Regularization and Dropout Techniques in Deep Learning
Welcome to this tutorial on regularization and dropout techniques in Deep Learning. Overfitting is a common problem in Deep Learning, where the model performs well on the training data but poorly on unseen data. Regularization and dropout are powerful techniques to prevent overfitting and improve model generalization. In this tutorial, we will explore the concept of regularization, dropout, and how to implement them in Deep Learning models.
Introduction to Regularization
Regularization is a technique used to penalize large weights in a Deep Learning model to prevent overfitting. It adds a regularization term to the loss function, which encourages the model to learn simpler representations and avoid fitting noise in the data.
Example of Regularization with Python
Let's see an example of L2 regularization using Python with Keras:
from keras.models import Sequential
from keras.layers import Dense
from keras.regularizers import l2
# Define the Deep Learning model with L2 regularization
model = Sequential()
model.add(Dense(64, input_dim=10, activation='relu', kernel_regularizer=l2(0.01)))
model.add(Dense(32, activation='relu', kernel_regularizer=l2(0.01)))
model.add(Dense(1, activation='sigmoid'))
# Compile the model
model.compile(loss='binary_crossentropy', optimizer='adam', metrics=['accuracy'])
Dropout in Deep Learning
Dropout is another regularization technique that randomly drops out (sets to zero) a fraction of neurons during training. This prevents the model from relying too much on any particular feature and encourages robust learning of different feature combinations.
Example of Dropout with Python
Let's see an example of dropout using Python with Keras:
from keras.models import Sequential
from keras.layers import Dense, Dropout
# Define the Deep Learning model with dropout
model = Sequential()
model.add(Dense(64, input_dim=10, activation='relu'))
model.add(Dropout(0.2))
model.add(Dense(32, activation='relu'))
model.add(Dropout(0.2))
model.add(Dense(1, activation='sigmoid'))
# Compile the model
model.compile(loss='binary_crossentropy', optimizer='adam', metrics=['accuracy'])

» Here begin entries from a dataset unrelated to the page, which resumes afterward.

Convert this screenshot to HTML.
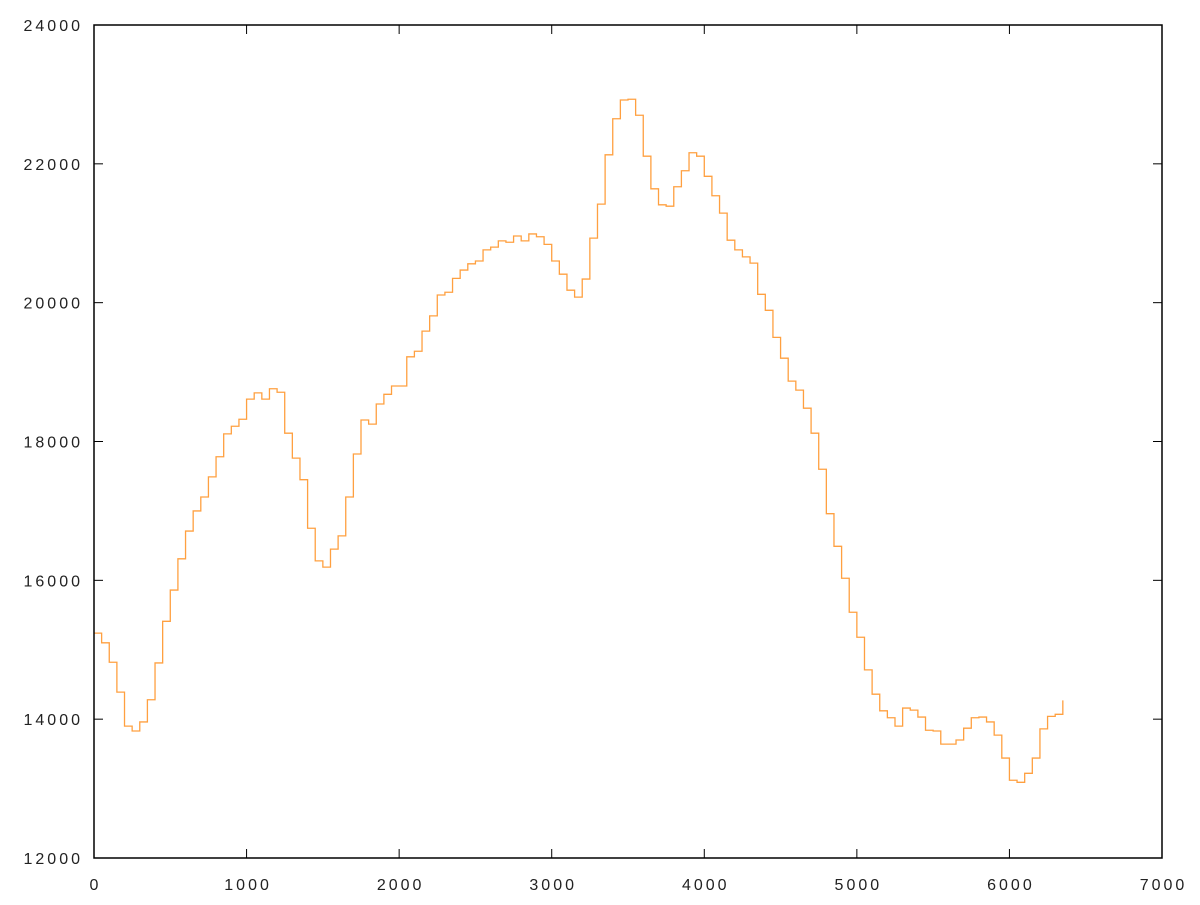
<!DOCTYPE html>
<html><head><meta charset="utf-8"><style>
html,body{margin:0;padding:0;background:#fff;}
svg text{font-family:"Liberation Sans",sans-serif;font-size:16px;letter-spacing:3px;fill:#222;}
</style></head><body>
<svg id="chart" width="1200" height="900" viewBox="0 0 1200 900">
<rect x="0" y="0" width="1200" height="900" fill="#fff"/>
<g id="ticks"></g>
<path id="series" fill="none" stroke="#ffa040" stroke-width="1.3"/>
<rect x="94" y="25" width="1068" height="833" fill="none" stroke="#000" stroke-width="1.5"/>
</svg>
<script>
const xStep = 50;
const values = [15240,15100,14820,14390,13900,13830,13960,14280,14810,15410,15860,16310,16710,17000,17200,17490,17780,18110,18220,18320,18610,18700,18610,18760,18710,18120,17760,17450,16750,16280,16190,16450,16640,17200,17820,18310,18250,18540,18680,18800,18800,19220,19300,19590,19810,20110,20150,20350,20470,20560,20600,20760,20800,20890,20870,20960,20890,20990,20950,20840,20600,20410,20180,20080,20340,20930,21420,22130,22650,22920,22930,22700,22110,21640,21410,21390,21670,21900,22160,22110,21820,21540,21290,20900,20760,20660,20570,20120,19890,19500,19200,18870,18740,18480,18120,17600,16960,16490,16030,15540,15180,14710,14360,14120,14020,13900,14160,14130,14030,13840,13830,13640,13640,13700,13870,14020,14030,13960,13770,13440,13120,13090,13220,13440,13860,14040,14070,14270];
const xTicks = [0,1000,2000,3000,4000,5000,6000,7000];
const yTicks = [12000,14000,16000,18000,20000,22000,24000];
const L=94,R=1162,T=25,B=858;
const xs = v => L + (v-0)/(7000-0)*(R-L);
const ys = v => B - (v-12000)/(24000-12000)*(B-T);
const NS="http://www.w3.org/2000/svg";
const g=document.getElementById('ticks');
function el(tag,attrs){const e=document.createElementNS(NS,tag);for(const k in attrs)e.setAttribute(k,attrs[k]);g.appendChild(e);return e;}
xTicks.forEach(v=>{
  const x=xs(v);
  const t1=el('line',{x1:x,x2:x,y1:B,y2:B-9,stroke:'#000','stroke-width':1});
  
  
  const t2=el('line',{x1:x,x2:x,y1:T,y2:T+9,stroke:'#000','stroke-width':1});
  
  
  const tx=el('text',{x:x+1.5,y:890,'text-anchor':'middle'});
  tx.textContent=v;
  
  
});
yTicks.forEach(v=>{
  const y=ys(v);
  const t1=el('line',{x1:L,x2:L+9,y1:y,y2:y,stroke:'#000','stroke-width':1});
  
  
  const t2=el('line',{x1:R,x2:R-9,y1:y,y2:y,stroke:'#000','stroke-width':1});
  
  
  const tx=el('text',{x:83,y:y+6,'text-anchor':'end'});
  tx.textContent=v;
  
  
});
let d='';
values.forEach((v,i)=>{
  const x=xs(i*xStep), y=ys(v);
  if(i===0) d+='M'+x+','+y;
  else d+=' H'+x+' V'+y;
});
document.getElementById('series').setAttribute('d',d);
</script>
</body></html>
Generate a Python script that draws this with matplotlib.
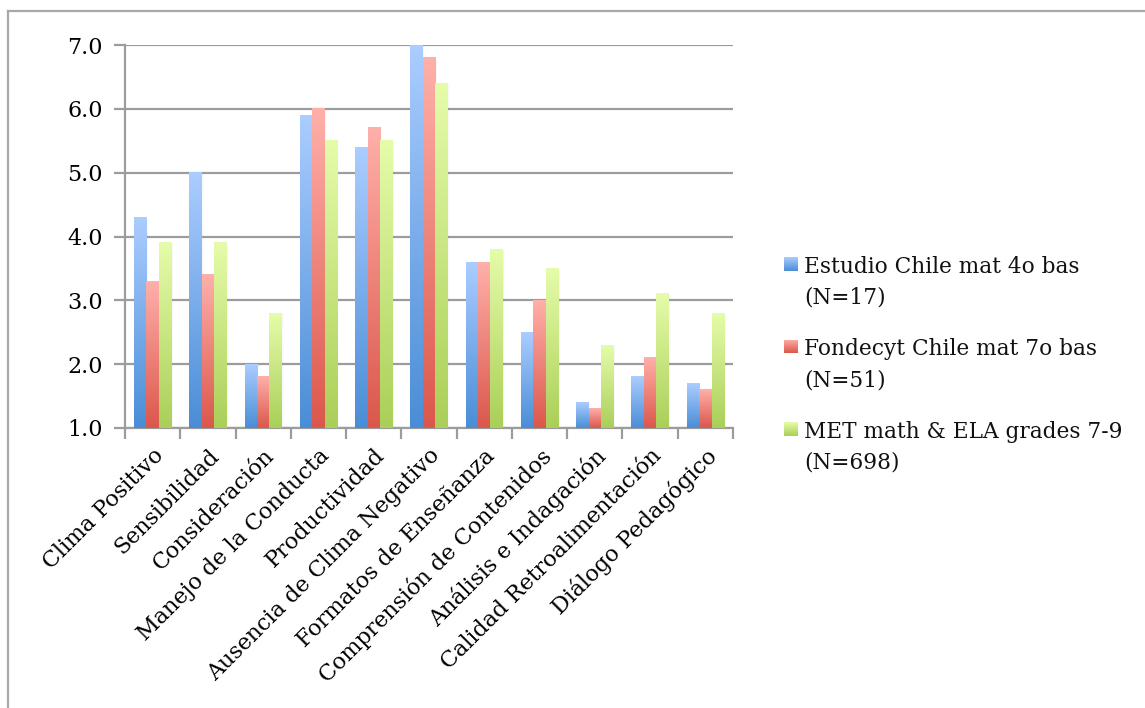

Steps in Applying Regularization and Dropout
The steps to apply regularization and dropout are as follows:
- Define the Model: Create the Deep Learning model.
- Add Regularization: Add regularization to the layers where required (e.g., L1, L2 regularization).
- Add Dropout: Add dropout layers to the model.
- Compile and Train: Compile the model with the appropriate loss function and optimizer. Train the model with the training data.
Common Mistakes in Regularization and Dropout
- Applying too much regularization, which can lead to underfitting.
- Using a dropout rate that is too high, causing the model to lose valuable information during training.
- Applying regularization and dropout to the wrong layers in the model.
FAQs
-
Q: What is L1 regularization?
A: L1 regularization adds a penalty term to the loss function that is proportional to the absolute values of the model weights. -
Q: What is L2 regularization?
A: L2 regularization adds a penalty term to the loss function that is proportional to the square of the model weights. -
Q: How does dropout prevent overfitting?
A: Dropout prevents overfitting by randomly dropping out neurons during training, which reduces the model's reliance on any specific set of neurons. -
Q: Can I use both L1 and L2 regularization together?
A: Yes, you can use both L1 and L2 regularization together, which is known as elastic net regularization. -
Q: How do I choose the dropout rate?
A: The dropout rate is typically set between 0.2 and 0.5. It should be chosen through experimentation on the validation set to find the best value.
Summary
Regularization and dropout are essential techniques in Deep Learning to prevent overfitting and improve model generalization. L1 and L2 regularization penalize large weights, while dropout reduces model reliance on specific neurons. Proper application of these techniques can lead to more robust and accurate Deep Learning models.